■ **TASK OBJECTIVE**
Write each line of the material exactly as given, from the top through the line that contains "Chart.register(...registerables);", and omit all pictures.

## start DATA EXTRACT

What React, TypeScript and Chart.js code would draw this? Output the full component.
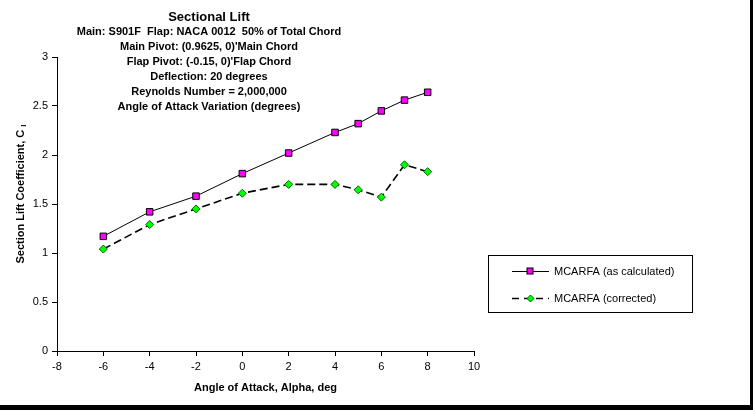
import React, { useEffect, useRef } from 'react';
import { Chart, registerables } from 'chart.js';

Chart.register(...registerables);

const alpha = [-6, -4, -2, 0, 2, 4, 5, 6, 7, 8];
const clCalculated = [1.17, 1.42, 1.58, 1.81, 2.02, 2.23, 2.32, 2.45, 2.56, 2.64];
const clCorrected = [1.04, 1.29, 1.45, 1.61, 1.70, 1.70, 1.645, 1.57, 1.90, 1.83];
const seriesNames = ['MCARFA (as calculated)', 'MCARFA (corrected)'];
const chartTitle = 'Sectional Lift';
const subtitleLines = [
  'Main: S901F  Flap: NACA 0012  50% of Total Chord',
  "Main Pivot: (0.9625, 0)'Main Chord",
  "Flap Pivot: (-0.15, 0)'Flap Chord",
  'Deflection: 20 degrees',
  'Reynolds Number = 2,000,000',
  'Angle of Attack Variation (degrees)',
];
const xAxisTitle = 'Angle of Attack, Alpha, deg';
const yAxisTitle = 'Section Lift Coefficient, C';
const yAxisSub = 'l';

const FONT = '"Liberation Sans", Arial, sans-serif';

const overlayPlugin = {
  id: 'overlay',
  afterDraw(chart: any) {
    const ctx = chart.ctx;
    ctx.save();
    // Titles
    ctx.fillStyle = '#000';
    ctx.textAlign = 'center';
    ctx.textBaseline = 'middle';
    ctx.font = `bold 13px ${FONT}`;
    ctx.fillText(chartTitle, 209, 17);
    ctx.font = `bold 11px ${FONT}`;
    subtitleLines.forEach((t, i) => ctx.fillText(t, 209, 32 + i * 15));

    // Y axis title (rotated)
    ctx.save();
    ctx.translate(21, 194);
    ctx.rotate(-Math.PI / 2);
    ctx.font = `bold 11px ${FONT}`;
    const w = ctx.measureText(yAxisTitle).width;
    ctx.font = `bold 8px ${FONT}`;
    const ws = ctx.measureText(yAxisSub).width + 3;
    const total = w + ws;
    ctx.textAlign = 'left';
    ctx.font = `bold 11px ${FONT}`;
    ctx.fillText(yAxisTitle, -total / 2, 0);
    ctx.font = `bold 8px ${FONT}`;
    ctx.fillText(yAxisSub, -total / 2 + w + 3, 3);
    ctx.restore();

    // Legend
    const bx = 488, by = 255, bw = 204, bh = 57;
    ctx.fillStyle = '#fff';
    ctx.fillRect(bx, by, bw, bh);
    ctx.strokeStyle = '#000';
    ctx.lineWidth = 1;
    ctx.setLineDash([]);
    ctx.strokeRect(bx + 0.5, by + 0.5, bw, bh);
    const ys = [271, 298];
    chart.data.datasets.forEach((ds: any, i: number) => {
      const y = ys[i] + 0.5;
      ctx.strokeStyle = ds.borderColor;
      ctx.lineWidth = ds.borderWidth;
      ctx.setLineDash(ds.borderDash ? [7, 5] : []);
      ctx.beginPath();
      ctx.moveTo(512, y);
      ctx.lineTo(549, y);
      ctx.stroke();
      ctx.setLineDash([]);
      ctx.fillStyle = ds.pointBackgroundColor;
      ctx.strokeStyle = ds.pointBorderColor;
      ctx.lineWidth = 1;
      if (ds.pointStyle === 'rect') {
        ctx.fillRect(527, y - 3.5, 6, 6);
        ctx.strokeRect(527, y - 3.5, 6, 6);
      } else {
        ctx.beginPath();
        ctx.moveTo(530.5, y - 3.5);
        ctx.lineTo(534, y);
        ctx.lineTo(530.5, y + 3.5);
        ctx.lineTo(527, y);
        ctx.closePath();
        ctx.fill();
        ctx.stroke();
      }
      ctx.fillStyle = '#000';
      ctx.font = `11px ${FONT}`;
      ctx.textAlign = 'left';
      ctx.textBaseline = 'middle';
      ctx.fillText(seriesNames[i], 554, ys[i] + 1);
    });
    ctx.restore();
  },
};

export default function App() {
  const ref = useRef<HTMLCanvasElement | null>(null);
  useEffect(() => {
    if (!ref.current) return;
    const chart = new Chart(ref.current, {
      type: 'line',
      data: {
        datasets: [
          {
            label: seriesNames[0],
            data: alpha.map((x, i) => ({ x, y: clCalculated[i] })),
            borderColor: '#000',
            borderWidth: 1,
            pointStyle: 'rect',
            pointRadius: 4.6,
            pointBackgroundColor: '#ff00ff',
            pointBorderColor: '#000',
            pointBorderWidth: 1,
            tension: 0,
          } as any,
          {
            label: seriesNames[1],
            data: alpha.map((x, i) => ({ x, y: clCorrected[i] })),
            borderColor: '#000',
            borderWidth: 1.6,
            borderDash: [8, 4],
            pointStyle: 'rectRot',
            pointRadius: 4,
            pointBackgroundColor: '#00ff00',
            pointBorderColor: '#006400',
            pointBorderWidth: 1,
            tension: 0,
          } as any,
        ],
      },
      options: {
        responsive: false,
        animation: false,
        devicePixelRatio: 1,
        layout: { padding: { top: 57, right: 276, left: 0, bottom: 10 } },
        plugins: { legend: { display: false }, title: { display: false }, tooltip: { enabled: false } },
        scales: {
          x: {
            type: 'linear',
            min: -8,
            max: 10,
            afterFit: (s: any) => { s.height = 44; },
            grid: { display: true, drawOnChartArea: false, drawTicks: true, tickLength: 5, color: '#000' },
            border: { display: true, color: '#000', width: 1 },
            ticks: { stepSize: 2, color: '#000', font: { family: FONT, size: 11 }, padding: 4, maxRotation: 0 },
            title: { display: true, text: xAxisTitle, color: '#000', font: { family: FONT, size: 11, weight: 'bold' }, padding: { top: 0, bottom: 0 } },
          },
          y: {
            type: 'linear',
            min: 0,
            max: 3,
            afterFit: (s: any) => { s.width = 57; },
            grid: { display: true, drawOnChartArea: false, drawTicks: true, tickLength: 5, color: '#000' },
            border: { display: true, color: '#000', width: 1 },
            ticks: { stepSize: 0.5, color: '#000', font: { family: FONT, size: 11 }, padding: 4, callback: (v: any) => String(Number(v)) },
          },
        },
      },
      plugins: [overlayPlugin],
    } as any);
    return () => chart.destroy();
  }, []);
  return (
    <div
      style={{
        position: 'fixed',
        left: 0,
        top: 0,
        width: 753,
        height: 410,
        boxSizing: 'border-box',
        background: '#fff',
        borderRight: '3px solid #000',
        borderBottom: '5px solid #000',
      }}
    >
      <canvas ref={ref} width={750} height={405} style={{ display: 'block', width: 750, height: 405 }} />
    </div>
  );
}
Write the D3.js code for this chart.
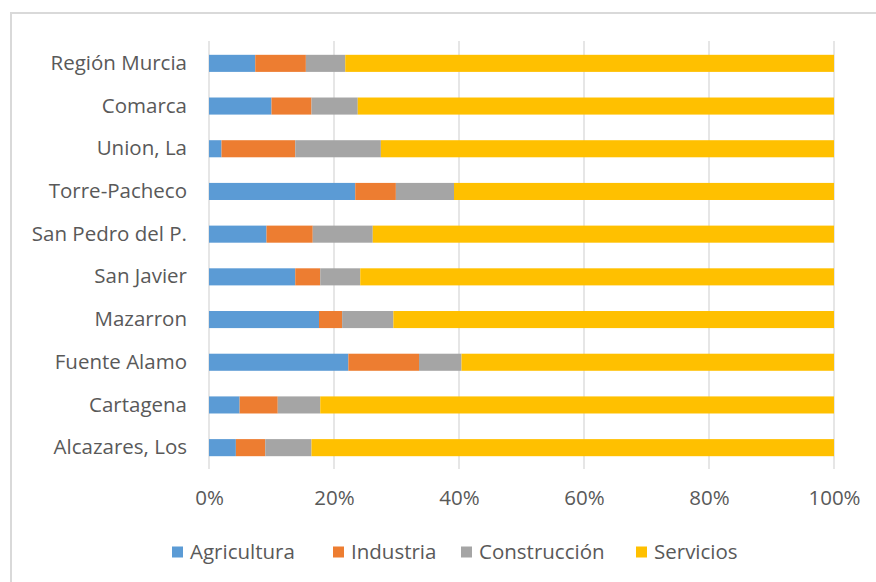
<!DOCTYPE html>
<html>
<head>
<meta charset="utf-8">
<script src="https://cdn.jsdelivr.net/npm/d3@7"></script>
<style>
  html, body { margin: 0; padding: 0; background: #fff; }
  svg { display: block; }
  text { font-family: "Open Sans", Lato, sans-serif; fill: #595959; }
</style>
</head>
<body>
<svg id="chart" width="876" height="582"></svg>
<script>
// Municipalities (top to bottom) and sector shares of employment, in %
const categories = ["Región Murcia", "Comarca", "Union, La", "Torre-Pacheco", "San Pedro del P.",
                    "San Javier", "Mazarron", "Fuente Alamo", "Cartagena", "Alcazares, Los"];
const seriesNames = ["Agricultura", "Industria", "Construcción", "Servicios"];
const agricultura  = [7.4, 10.0, 2.0, 23.4, 9.2, 13.8, 17.6, 22.3, 4.9, 4.3];
const industria    = [8.1, 6.4, 11.8, 6.5, 7.4, 4.0, 3.7, 11.3, 6.1, 4.7];
const construccion = [6.3, 7.4, 13.7, 9.3, 9.6, 6.4, 8.2, 6.8, 6.8, 7.4];
const servicios    = [78.2, 76.2, 72.5, 60.8, 73.8, 75.8, 70.5, 59.6, 82.2, 83.6];
const tickValues = [0, 0.2, 0.4, 0.6, 0.8, 1.0];
const colors = ["#5B9BD5", "#ED7D31", "#A5A5A5", "#FFC000"];

const rows = categories.map((c, i) => ({
  category: c,
  Agricultura: agricultura[i],
  Industria: industria[i],
  "Construcción": construccion[i],
  Servicios: servicios[i]
}));

const svg = d3.select("#chart");
const FONT = "'Open Sans', Lato, sans-serif";
const FONT_SIZE = "20.5px";

// chart frame
svg.append("rect")
  .attr("x", 11).attr("y", 13)
  .attr("width", 900).attr("height", 600)
  .attr("fill", "#fff")
  .attr("stroke", "#d9d9d9").attr("stroke-width", 2);

const x = d3.scaleLinear().domain([0, 1]).range([209, 834]);
const y = d3.scaleBand().domain(categories).range([42, 469])
  .paddingInner(0.6).paddingOuter(0.3);
const color = d3.scaleOrdinal().domain(seriesNames).range(colors);

// vertical gridlines
svg.append("g").selectAll("line")
  .data(tickValues)
  .join("line")
  .attr("x1", d => x(d)).attr("x2", d => x(d))
  .attr("y1", 41).attr("y2", 469)
  .attr("stroke", "#d9d9d9").attr("stroke-width", 1.3);

// normalised stack
const stack = d3.stack().keys(seriesNames).offset(d3.stackOffsetExpand);
const layers = stack(rows);

svg.append("g").selectAll("g")
  .data(layers)
  .join("g")
  .attr("fill", d => color(d.key))
  .selectAll("rect")
  .data(d => d)
  .join("rect")
  .attr("x", d => x(d[0]))
  .attr("width", d => x(d[1]) - x(d[0]))
  .attr("y", d => y(d.data.category))
  .attr("height", y.bandwidth());

// category axis labels
const yAxis = d3.axisLeft(y).tickSize(0).tickPadding(22);
svg.append("g")
  .attr("transform", `translate(${x(0)},0)`)
  .call(yAxis)
  .call(g => g.select(".domain").remove())
  .call(g => g.selectAll("text")
    .style("font-size", FONT_SIZE)
    .style("font-family", FONT)
    .attr("fill", "#595959"));

// percentage axis
const xAxis = d3.axisBottom(x).tickValues(tickValues).tickFormat(d3.format(".0%")).tickSize(0).tickPadding(22);
svg.append("g")
  .attr("transform", "translate(0,468)")
  .call(xAxis)
  .call(g => g.select(".domain").remove())
  .call(g => g.selectAll("text")
    .style("font-size", FONT_SIZE)
    .style("font-family", FONT)
    .attr("fill", "#595959"));

// legend
const legendX = [172, 333, 461, 636];
const legend = svg.append("g").selectAll("g")
  .data(seriesNames)
  .join("g")
  .attr("transform", (d, i) => `translate(${legendX[i]},552)`);
legend.append("rect")
  .attr("x", 0).attr("y", -5.5)
  .attr("width", 11).attr("height", 11)
  .attr("fill", d => color(d));
legend.append("text")
  .attr("x", 18).attr("y", 0)
  .attr("dy", "0.35em")
  .style("font-size", FONT_SIZE)
  .text(d => d);
</script>
</body>
</html>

## end DATA EXTRACT

■ **REPLY TO THE TASK**
What React, TypeScript and Chart.js code would draw this? Output the full component.
import React, { useEffect, useRef } from 'react';
import { Chart, registerables } from 'chart.js';

Chart.register(...registerables);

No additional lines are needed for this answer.